Saturday, July 4, 2015


It often amazes me to realize how gratuitous my life has been – how totally unearned and unmerited most of the gifts I’ve received have been. Yes, I know I’ve occasionally worked hard and earned some justifiable rewards, but the big gifts, the important gifts, have come to me as unearned, free-of-charge presents. For instance, there’s the flood of helpful thoughts that flow through me each day, all of them coming without much effort on my part. I don’t strain and sweat to make useful thoughts; they somehow simply show up, like on-the-house gifts from the universe. And what did I do to deserve being born of hard-working, level-headed, and loving parents? I showed up in November of 1941, and there before me was the undeserved gift of a fairly well-off and wonderful family.
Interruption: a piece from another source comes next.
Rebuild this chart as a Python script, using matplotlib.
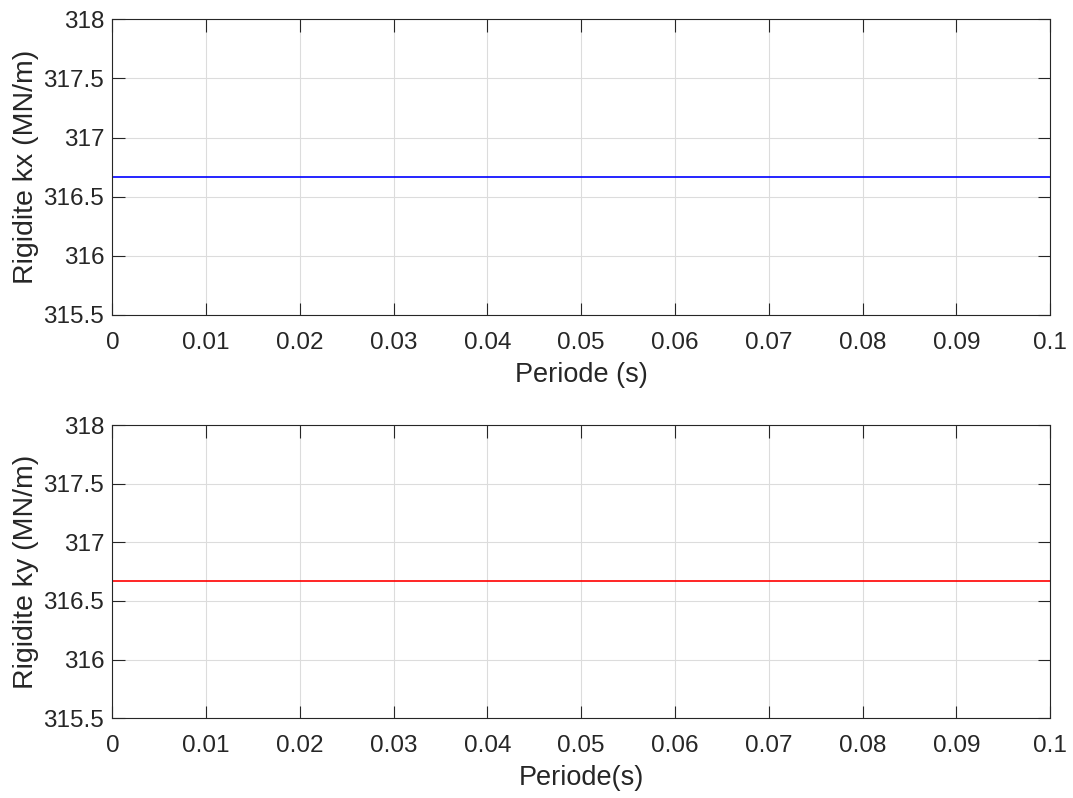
import matplotlib
matplotlib.use("Agg")
import matplotlib.pyplot as plt

plt.rcParams['font.family'] = ['Liberation Sans', 'DejaVu Sans']

# data
periode = [0.0, 0.1]
kx = [316.667, 316.667]
ky = [316.667, 316.667]
xticks = [0, 0.01, 0.02, 0.03, 0.04, 0.05, 0.06, 0.07, 0.08, 0.09, 0.1]
xticklabels = ["0", "0.01", "0.02", "0.03", "0.04", "0.05", "0.06", "0.07", "0.08", "0.09", "0.1"]
yticks = [315.5, 316, 316.5, 317, 317.5, 318]
yticklabels = ["315.5", "316", "316.5", "317", "317.5", "318"]

fig = plt.figure(figsize=(10.73, 7.98), dpi=100)
ax1 = fig.add_axes([0.1048, 0.6053, 0.8738, 0.3705])
ax2 = fig.add_axes([0.1048, 0.1000, 0.8738, 0.3674])

panels = [
    (ax1, kx, "#0000ff", "Rigidite kx (MN/m)", "Periode (s)"),
    (ax2, ky, "#ff0000", "Rigidite ky (MN/m)", "Periode(s)"),
]

txt = "#262626"
for ax, vals, col, ylab, xlab in panels:
    ax.plot(periode, vals, color=col, lw=1.2)
    ax.set_xlim(0, 0.1)
    ax.set_ylim(315.5, 318)
    ax.set_xticks(xticks)
    ax.set_xticklabels(xticklabels)
    ax.set_yticks(yticks)
    ax.set_yticklabels(yticklabels)
    ax.grid(True, color="#dcdcdc", lw=0.8)
    ax.set_axisbelow(True)
    ax.tick_params(direction="in", length=9, width=0.8, top=True, right=True,
                   labelsize=17.5, colors=txt)
    ax.tick_params(axis="x", pad=12)
    ax.tick_params(axis="y", pad=6)
    for s in ax.spines.values():
        s.set_color(txt)
        s.set_linewidth(0.8)
    ax.set_ylabel(ylab, fontsize=20.5, color=txt, labelpad=3)
    ax.set_xlabel(xlab, fontsize=19.5, color=txt, labelpad=6)

fig.savefig("out.png", dpi=100)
Finally, there are the gifts I get day by day – a smile from someone, or a sweet word of kindness, or hours of steady sunshine, all handed to me on a platter free of charge. I wonder if I should feel embarrassed about all these free handouts, or just grateful for a universe that seems to give because it’s fun.

Friday, July 3, 2015


      During a walk with Delycia on this warm morning, I took my hat off whenever we entered a shady area, just to cool down, and it started me thinking about the old custom of men “tipping” their hats when in the presence of someone special – tipping their hats, and perhaps bowing with stately graciousness. We were not walking past kings and queens this morning, but we were surely in the midst of magnificence. There were, for instance, majestic old trees along the streets, some of which were here when my grandparents were young, and which still stand in a resplendent and regal way. Do they not deserve a tip of the hat and a bow? And what about the soft winds that cooled us as we walked, winds that have been working their magic in a solemn and measured manner for eons? Shouldn’t an old, grateful guy occasionally give them a tip of the hat and a cultured bow as he walks in the morning with his sweetheart?